HRC is the country's largest political organization working for rights for homosexuals, bisexuals and transgender people.
Obama, who pledged during the 2008 election campaign to rescind the ban, called on Congress during his January State of the Union speech to reverse the policy, and the Pentagon studied the issue for 10 months before releasing a much-debated survey Nov. 30. Foes of Don't Ask, Don't Tell rushed to pass the bill during the lame duck session after Republicans -- most of whom supported the 1993 law -- made significant gains in the November elections. New legislators will be sworn in Jan. 5.
The Pentagon's survey of military personnel found significant resistance to a repeal from those serving on the front lines. For example, among those in the Marine combat arms and Army combat arms, 57 percent and 47 percent, respectively, said having an openly homosexual person would negatively impact "how service members in your immediate unit work together to get the job done."
More than a third of Marines (38.1 percent) and nearly a fourth of all personnel (23.7 percent) said they would either leave the military or think about doing so earlier than planned if the policy is reversed. That number jumped to 48 percent for Marines on the front lines.
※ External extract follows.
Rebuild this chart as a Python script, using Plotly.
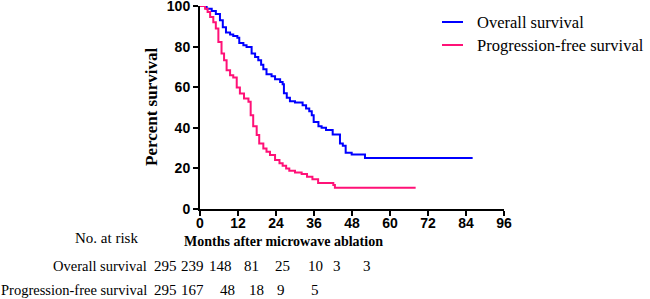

In his Dec. 17 letter to Obama, Land urged the president to be guided by his Christian faith on the issue.
"We believe it to be contrary to Scripture to commend open homosexual relationships in general, including within the military ranks," Land told the president. "Our nation has moved from God in so many ways and we are deeply concerned that an increasingly affirming policy toward homosexual behavior will provide further impetus for God's judgment on our nation."